Third, Moss argues that he is entitled to relief because of prosecutorial misconduct in asking about his possession of a gun in Arizona several years earlier. The trial judge admonished the jury to ignore the question. Moss argues that the prosecutor asked the question without a good faith basis and thus rendered the trial fundamentally unfair. The Arkansas Supreme Court rejected that argument on the grounds that Moss failed to preserve it in the trial court. Moss v. State, 280 Ark. 27, 655 S.W.2d 375, 376 (1983). Therefore, the argument is barred by procedural default. Moss also argues that a mistrial was granted in an Arkansas case so similar to his that failure to grant him a mistrial constituted an equal protection violation. Moss did not raise the equal protection argument in the district court, and so we shall not address it further.
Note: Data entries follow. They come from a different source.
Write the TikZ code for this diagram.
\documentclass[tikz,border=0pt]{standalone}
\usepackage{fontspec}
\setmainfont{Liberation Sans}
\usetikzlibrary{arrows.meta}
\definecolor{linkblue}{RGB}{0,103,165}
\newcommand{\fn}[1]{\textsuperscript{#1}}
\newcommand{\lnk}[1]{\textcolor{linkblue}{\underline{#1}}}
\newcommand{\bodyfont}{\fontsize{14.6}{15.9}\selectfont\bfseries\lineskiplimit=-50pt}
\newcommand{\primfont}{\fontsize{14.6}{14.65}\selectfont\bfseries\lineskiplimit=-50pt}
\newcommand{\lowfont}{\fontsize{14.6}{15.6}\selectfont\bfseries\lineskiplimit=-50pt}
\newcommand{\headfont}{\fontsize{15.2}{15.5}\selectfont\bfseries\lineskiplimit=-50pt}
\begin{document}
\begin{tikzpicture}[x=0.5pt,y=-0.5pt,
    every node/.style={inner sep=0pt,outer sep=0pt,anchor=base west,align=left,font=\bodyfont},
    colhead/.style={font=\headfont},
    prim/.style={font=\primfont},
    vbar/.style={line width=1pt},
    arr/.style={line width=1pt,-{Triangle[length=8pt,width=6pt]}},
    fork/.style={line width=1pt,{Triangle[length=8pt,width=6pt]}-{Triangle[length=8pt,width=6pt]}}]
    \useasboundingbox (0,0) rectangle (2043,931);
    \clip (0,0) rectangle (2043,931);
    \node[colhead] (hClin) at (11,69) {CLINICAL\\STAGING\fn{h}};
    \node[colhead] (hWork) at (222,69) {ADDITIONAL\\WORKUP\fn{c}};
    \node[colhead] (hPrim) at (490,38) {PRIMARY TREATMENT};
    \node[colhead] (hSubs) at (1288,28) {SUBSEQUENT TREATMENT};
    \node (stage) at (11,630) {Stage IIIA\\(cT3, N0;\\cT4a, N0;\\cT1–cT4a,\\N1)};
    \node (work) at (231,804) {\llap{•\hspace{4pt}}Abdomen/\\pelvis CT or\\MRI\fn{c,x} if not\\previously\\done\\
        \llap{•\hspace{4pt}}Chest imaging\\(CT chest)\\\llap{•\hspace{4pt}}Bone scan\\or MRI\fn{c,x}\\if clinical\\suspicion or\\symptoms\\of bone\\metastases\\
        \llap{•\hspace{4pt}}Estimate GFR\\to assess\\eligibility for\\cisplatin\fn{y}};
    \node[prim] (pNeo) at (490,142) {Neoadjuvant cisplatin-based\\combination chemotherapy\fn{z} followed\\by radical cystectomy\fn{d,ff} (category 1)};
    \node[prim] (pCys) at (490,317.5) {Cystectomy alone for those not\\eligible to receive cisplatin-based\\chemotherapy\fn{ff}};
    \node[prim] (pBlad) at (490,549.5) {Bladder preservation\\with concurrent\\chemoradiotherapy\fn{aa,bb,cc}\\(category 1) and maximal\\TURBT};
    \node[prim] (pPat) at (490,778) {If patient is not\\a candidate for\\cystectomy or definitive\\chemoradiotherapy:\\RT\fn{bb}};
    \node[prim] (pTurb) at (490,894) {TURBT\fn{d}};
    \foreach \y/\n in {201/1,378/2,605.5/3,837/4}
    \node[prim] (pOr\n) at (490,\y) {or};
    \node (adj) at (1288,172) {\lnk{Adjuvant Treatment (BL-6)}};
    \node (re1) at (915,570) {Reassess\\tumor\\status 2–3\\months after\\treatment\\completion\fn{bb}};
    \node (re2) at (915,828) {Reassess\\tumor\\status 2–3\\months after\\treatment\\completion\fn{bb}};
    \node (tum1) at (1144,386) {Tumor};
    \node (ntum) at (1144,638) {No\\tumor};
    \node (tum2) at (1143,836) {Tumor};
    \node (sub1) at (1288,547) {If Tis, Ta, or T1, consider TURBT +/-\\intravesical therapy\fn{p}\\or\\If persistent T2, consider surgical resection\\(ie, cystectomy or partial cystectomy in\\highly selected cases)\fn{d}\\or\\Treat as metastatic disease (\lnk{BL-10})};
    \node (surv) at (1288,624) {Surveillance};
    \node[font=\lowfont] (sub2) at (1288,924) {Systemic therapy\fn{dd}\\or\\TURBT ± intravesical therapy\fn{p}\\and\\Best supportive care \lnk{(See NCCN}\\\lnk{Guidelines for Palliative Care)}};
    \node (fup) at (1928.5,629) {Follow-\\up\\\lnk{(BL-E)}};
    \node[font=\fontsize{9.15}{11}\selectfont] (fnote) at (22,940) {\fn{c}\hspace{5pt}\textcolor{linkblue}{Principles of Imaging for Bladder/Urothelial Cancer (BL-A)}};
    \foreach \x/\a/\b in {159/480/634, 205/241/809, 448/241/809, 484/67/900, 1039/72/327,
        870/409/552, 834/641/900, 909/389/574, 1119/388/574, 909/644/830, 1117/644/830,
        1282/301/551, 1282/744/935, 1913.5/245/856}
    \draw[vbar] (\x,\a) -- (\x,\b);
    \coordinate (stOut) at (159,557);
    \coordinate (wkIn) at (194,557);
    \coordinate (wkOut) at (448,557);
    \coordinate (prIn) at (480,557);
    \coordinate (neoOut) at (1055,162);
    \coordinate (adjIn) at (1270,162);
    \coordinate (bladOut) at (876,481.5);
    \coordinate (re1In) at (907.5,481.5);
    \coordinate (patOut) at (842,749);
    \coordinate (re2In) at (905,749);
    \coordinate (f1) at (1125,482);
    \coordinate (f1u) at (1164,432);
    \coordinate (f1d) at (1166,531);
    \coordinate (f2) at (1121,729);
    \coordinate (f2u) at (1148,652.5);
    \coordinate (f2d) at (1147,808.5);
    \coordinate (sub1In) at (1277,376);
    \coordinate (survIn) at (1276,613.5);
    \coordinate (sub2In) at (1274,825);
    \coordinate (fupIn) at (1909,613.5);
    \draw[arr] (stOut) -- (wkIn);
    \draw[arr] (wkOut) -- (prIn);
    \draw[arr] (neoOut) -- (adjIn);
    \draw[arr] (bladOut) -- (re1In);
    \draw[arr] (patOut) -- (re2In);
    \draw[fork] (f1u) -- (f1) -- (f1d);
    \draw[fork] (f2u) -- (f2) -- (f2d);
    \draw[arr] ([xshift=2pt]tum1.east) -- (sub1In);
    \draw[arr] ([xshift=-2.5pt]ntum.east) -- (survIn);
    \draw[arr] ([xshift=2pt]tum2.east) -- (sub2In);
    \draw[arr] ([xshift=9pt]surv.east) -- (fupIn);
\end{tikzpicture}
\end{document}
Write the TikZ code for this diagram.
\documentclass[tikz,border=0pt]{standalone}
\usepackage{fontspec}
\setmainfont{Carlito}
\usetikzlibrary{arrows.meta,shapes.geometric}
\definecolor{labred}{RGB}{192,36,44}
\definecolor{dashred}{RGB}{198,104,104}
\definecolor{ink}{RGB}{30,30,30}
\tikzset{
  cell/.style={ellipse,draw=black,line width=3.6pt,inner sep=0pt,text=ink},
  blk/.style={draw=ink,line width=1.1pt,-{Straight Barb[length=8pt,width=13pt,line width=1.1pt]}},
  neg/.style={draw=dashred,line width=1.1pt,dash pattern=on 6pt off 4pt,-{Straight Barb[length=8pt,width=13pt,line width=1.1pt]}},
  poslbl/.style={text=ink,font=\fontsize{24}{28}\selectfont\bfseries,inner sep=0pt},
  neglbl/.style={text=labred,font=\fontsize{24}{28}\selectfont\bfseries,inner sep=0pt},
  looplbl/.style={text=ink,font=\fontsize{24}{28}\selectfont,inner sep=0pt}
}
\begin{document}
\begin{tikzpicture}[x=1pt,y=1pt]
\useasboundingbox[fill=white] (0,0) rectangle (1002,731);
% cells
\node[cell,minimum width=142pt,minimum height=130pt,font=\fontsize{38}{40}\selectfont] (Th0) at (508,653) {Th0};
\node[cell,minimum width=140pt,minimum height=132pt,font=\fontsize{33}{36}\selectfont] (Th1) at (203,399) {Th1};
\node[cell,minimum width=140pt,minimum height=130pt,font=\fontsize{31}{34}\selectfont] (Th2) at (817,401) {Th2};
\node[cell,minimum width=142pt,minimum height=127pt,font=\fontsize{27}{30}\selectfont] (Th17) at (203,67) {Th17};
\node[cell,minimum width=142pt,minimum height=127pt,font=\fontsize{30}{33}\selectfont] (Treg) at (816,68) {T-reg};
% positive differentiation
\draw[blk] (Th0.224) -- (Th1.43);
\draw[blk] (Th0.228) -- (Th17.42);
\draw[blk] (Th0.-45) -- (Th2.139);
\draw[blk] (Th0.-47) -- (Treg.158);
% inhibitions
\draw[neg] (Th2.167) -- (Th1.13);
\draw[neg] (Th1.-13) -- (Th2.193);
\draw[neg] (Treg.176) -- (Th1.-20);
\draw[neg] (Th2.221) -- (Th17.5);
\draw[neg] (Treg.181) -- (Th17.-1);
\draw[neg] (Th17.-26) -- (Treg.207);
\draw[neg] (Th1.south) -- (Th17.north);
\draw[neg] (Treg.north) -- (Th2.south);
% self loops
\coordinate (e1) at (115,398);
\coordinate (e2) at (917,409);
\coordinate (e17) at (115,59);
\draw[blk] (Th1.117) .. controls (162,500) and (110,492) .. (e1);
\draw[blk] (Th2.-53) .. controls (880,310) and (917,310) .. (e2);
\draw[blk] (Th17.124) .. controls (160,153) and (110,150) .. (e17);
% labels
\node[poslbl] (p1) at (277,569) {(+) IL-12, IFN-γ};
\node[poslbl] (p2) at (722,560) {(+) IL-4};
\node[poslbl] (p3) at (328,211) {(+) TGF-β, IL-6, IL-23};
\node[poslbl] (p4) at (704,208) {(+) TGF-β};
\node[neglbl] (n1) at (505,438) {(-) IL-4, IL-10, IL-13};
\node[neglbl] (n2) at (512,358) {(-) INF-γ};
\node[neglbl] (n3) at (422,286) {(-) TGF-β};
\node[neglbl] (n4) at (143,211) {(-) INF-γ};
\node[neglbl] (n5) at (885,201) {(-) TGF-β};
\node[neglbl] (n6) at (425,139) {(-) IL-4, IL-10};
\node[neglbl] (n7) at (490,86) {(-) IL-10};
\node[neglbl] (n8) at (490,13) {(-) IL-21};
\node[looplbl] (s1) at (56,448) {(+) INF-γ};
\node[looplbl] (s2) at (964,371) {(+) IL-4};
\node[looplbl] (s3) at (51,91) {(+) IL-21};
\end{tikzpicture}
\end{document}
Finally, Moss argues that he was denied his right to an impartial jury by the trial court's refusal to strike for cause a venireman whose mother had already been empaneled as a juror. The Arkansas trial and appellate courts found that the juror manifested no bias. This finding of fact is entitled to a presumption of correctness under 28 U.S.C. § 2254(d). Moss has not overcome that presumption. Moss also argues that the relationship between these jurors constituted implied bias under Ark.Code Ann. § 16-33-304 (Michie 1987). The Arkansas Supreme Court implicitly rejected this argument in its discussion. Moss, 655 S.W.2d at 376.
We affirm the judgment of the district court denying the writ.